Regarding similarity of our methodology to the Speech In Noise Test Revised (SPIN-R) test, which is standard in audiology research and similarly uses predictable versus unpredictable words, this has traditionally used a signal-to-noise ratio (SNR, S/N) of 8 dB [23]. In this study, the speaker volumes at 100 points 2 m away from the PC loudspeaker were 70–80 dB, which varied depending on the words. However, we adjusted the audio volume of the PC loudspeaker for listening test to the level determined in the speech discrimination test and did not measure dB levels at that time. Therefore, the SNR was not constant during the study and varied among the examinees.

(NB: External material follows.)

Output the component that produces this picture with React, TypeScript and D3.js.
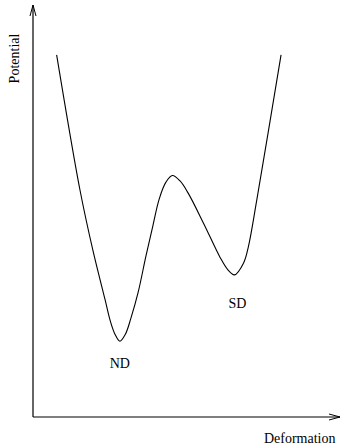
import { useRef, useEffect } from 'react';
import * as d3 from 'd3';

// Potential energy curve, arbitrary units
const deformation = [0.77, 1.53, 1.95, 2.35, 2.51, 2.67, 2.83, 3.01, 3.19, 3.42, 3.68, 3.91, 4.11, 4.33, 4.54, 4.79, 5.05, 5.57, 6.09, 6.35, 6.56, 6.86, 7.02, 7.29, 8.08];
const potential = [8.79, 5.51, 4.05, 2.84, 2.35, 2.01, 1.84, 2.01, 2.40, 3.01, 3.91, 4.66, 5.29, 5.70, 5.86, 5.73, 5.44, 4.68, 3.88, 3.57, 3.45, 3.74, 4.15, 5.27, 8.79];

// well labels placed at the two minima
const wellNames = ['ND', 'SD'];
const wellIndex = [6, 20];

const width = 344;
const height = 445;

export default function App() {
  const svgRef = useRef<SVGSVGElement>(null);

  useEffect(() => {
    if (!svgRef.current) return;
    const svg = d3.select(svgRef.current);
    svg.selectAll('*').remove();

    const xScale = d3.scaleLinear().domain([0, 10]).range([33, 340]);
    const yScale = d3.scaleLinear().domain([0, 10]).range([417, 5]);

    const font = '"Liberation Serif", "Times New Roman", serif';

    // Axes with open arrowheads
    const x0 = xScale(0), y0 = yScale(0);
    const xEnd = xScale(10), yEnd = yScale(10);

    svg.append('path')
      .attr('d', `M${x0},${y0} L${x0},${yEnd}`)
      .attr('stroke', '#000')
      .attr('stroke-width', 1.2)
      .attr('fill', 'none');

    svg.append('path')
      .attr('d', `M${x0},${y0} L${xEnd},${y0}`)
      .attr('stroke', '#000')
      .attr('stroke-width', 1.2)
      .attr('fill', 'none');

    svg.append('path')
      .attr('d', `M${x0 - 3},${yEnd + 11} L${x0},${yEnd} L${x0 + 3},${yEnd + 11}`)
      .attr('stroke', '#000')
      .attr('stroke-width', 1)
      .attr('fill', 'none');

    svg.append('path')
      .attr('d', `M${xEnd - 11},${y0 - 3} L${xEnd},${y0} L${xEnd - 11},${y0 + 3}`)
      .attr('stroke', '#000')
      .attr('stroke-width', 1)
      .attr('fill', 'none');

    // Curve
    const points = deformation.map((d, i) => [d, potential[i]] as [number, number]);
    const line = d3.line<[number, number]>()
      .x(d => xScale(d[0]))
      .y(d => yScale(d[1]))
      .curve(d3.curveCatmullRom.alpha(0.5));

    svg.append('path')
      .datum(points)
      .attr('d', line)
      .attr('fill', 'none')
      .attr('stroke', '#000')
      .attr('stroke-width', 1.1);

    // Well labels
    const offsets = [[0, 27], [3, 33]];
    wellNames.forEach((name, k) => {
      const i = wellIndex[k];
      svg.append('text')
        .attr('x', xScale(deformation[i]) + offsets[k][0])
        .attr('y', yScale(potential[i]) + offsets[k][1])
        .attr('text-anchor', 'middle')
        .attr('font-family', font)
        .attr('font-size', 14)
        .text(name);
    });

    // Axis titles
    svg.append('text')
      .attr('x', 335.5)
      .attr('y', 443)
      .attr('text-anchor', 'end')
      .attr('font-family', font)
      .attr('font-size', 14)
      .text('Deformation');

    svg.append('text')
      .attr('transform', 'translate(19,58.5) rotate(-90)')
      .attr('text-anchor', 'middle')
      .attr('font-family', font)
      .attr('font-size', 14)
      .text('Potential');
  }, []);

  return (
    <div style={{ position: 'absolute', left: 0, top: 0, background: '#fff' }}>
      <svg ref={svgRef} width={width} height={height} style={{ display: 'block' }} />
    </div>
  );
}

There are several limitations to the current study. The first limitation is that we did not evaluate intelligibility of speech produced without face masks or face shields. In the operating room setting, wearing a surgical mask, and a face shield if there is a risk of blood exposure from the operative field, has been the standard since before the COVID-19 pandemic. Therefore, we did not consider situations where neither masks nor face shields are worn during surgery. The second limitation is that it remains unclear whether the explicit and ambiguous sentences we used were appropriate and reasonable. The explicit sentences we used might have had a certain ambiguity at the lexical level, which might have affected the number of correct answers in addition to incoherence of test sentences. It is also unclear whether the ambiguity of the sentences we used was sufficient to yield satisfactory results. It is very difficult to evaluate the degree of ambiguity. Considering the number of correct answers for the explicit and ambiguous sentences, we believe that they were ambiguous enough for us to conceive their ambiguity. In addition, we recorded the sounds generated from the surgical equipment to simulate the noise in the operating room. However, they were not real. Thus, the fidelity of the sound played back may be limited. Regarding the play back of speech, we’d like to provide the equal conditions to the examinees. However, the speech may be unnatural as representatives for oral communication in the operating room. Even considering these drawbacks, we think that this simulation study can help us to understand failure of verbal communications. Besides, sentences we used in this study did not contain medical content, which could be listed as one of limitations. Lastly, we conducted this study in Japanese. Therefore, we need to be careful to judge whether these results can be obtained in any languages. However, any language must have both explicit and ambiguous sentences in their own. Thus, we believe that our results could be useful to understand verbal communications in a specific situation.

5 Conclusions

Intelligibility of speech in Japanese in normal background noise was impaired with a surgical mask and an N95 mask, combined with a face shield, even if the speech consisted of explicit words. The impairment of speech intelligibility was significantly exacerbated with ambiguous language use and noise exposure specific to the operating room environment, regardless of mask type. It is of note that speech intelligibility was occasionally further reduced with the use of an N95 mask. To improve verbal communication in the operating room environment, it is important to avoid ambiguous language and consider complementary means of communication to reduce ambiguity and enhance intelligibility. In addition, the study results may be affected by other factors, such as the location of the speaker and the receiver or PPE combinations. Further studies are required for these research interests.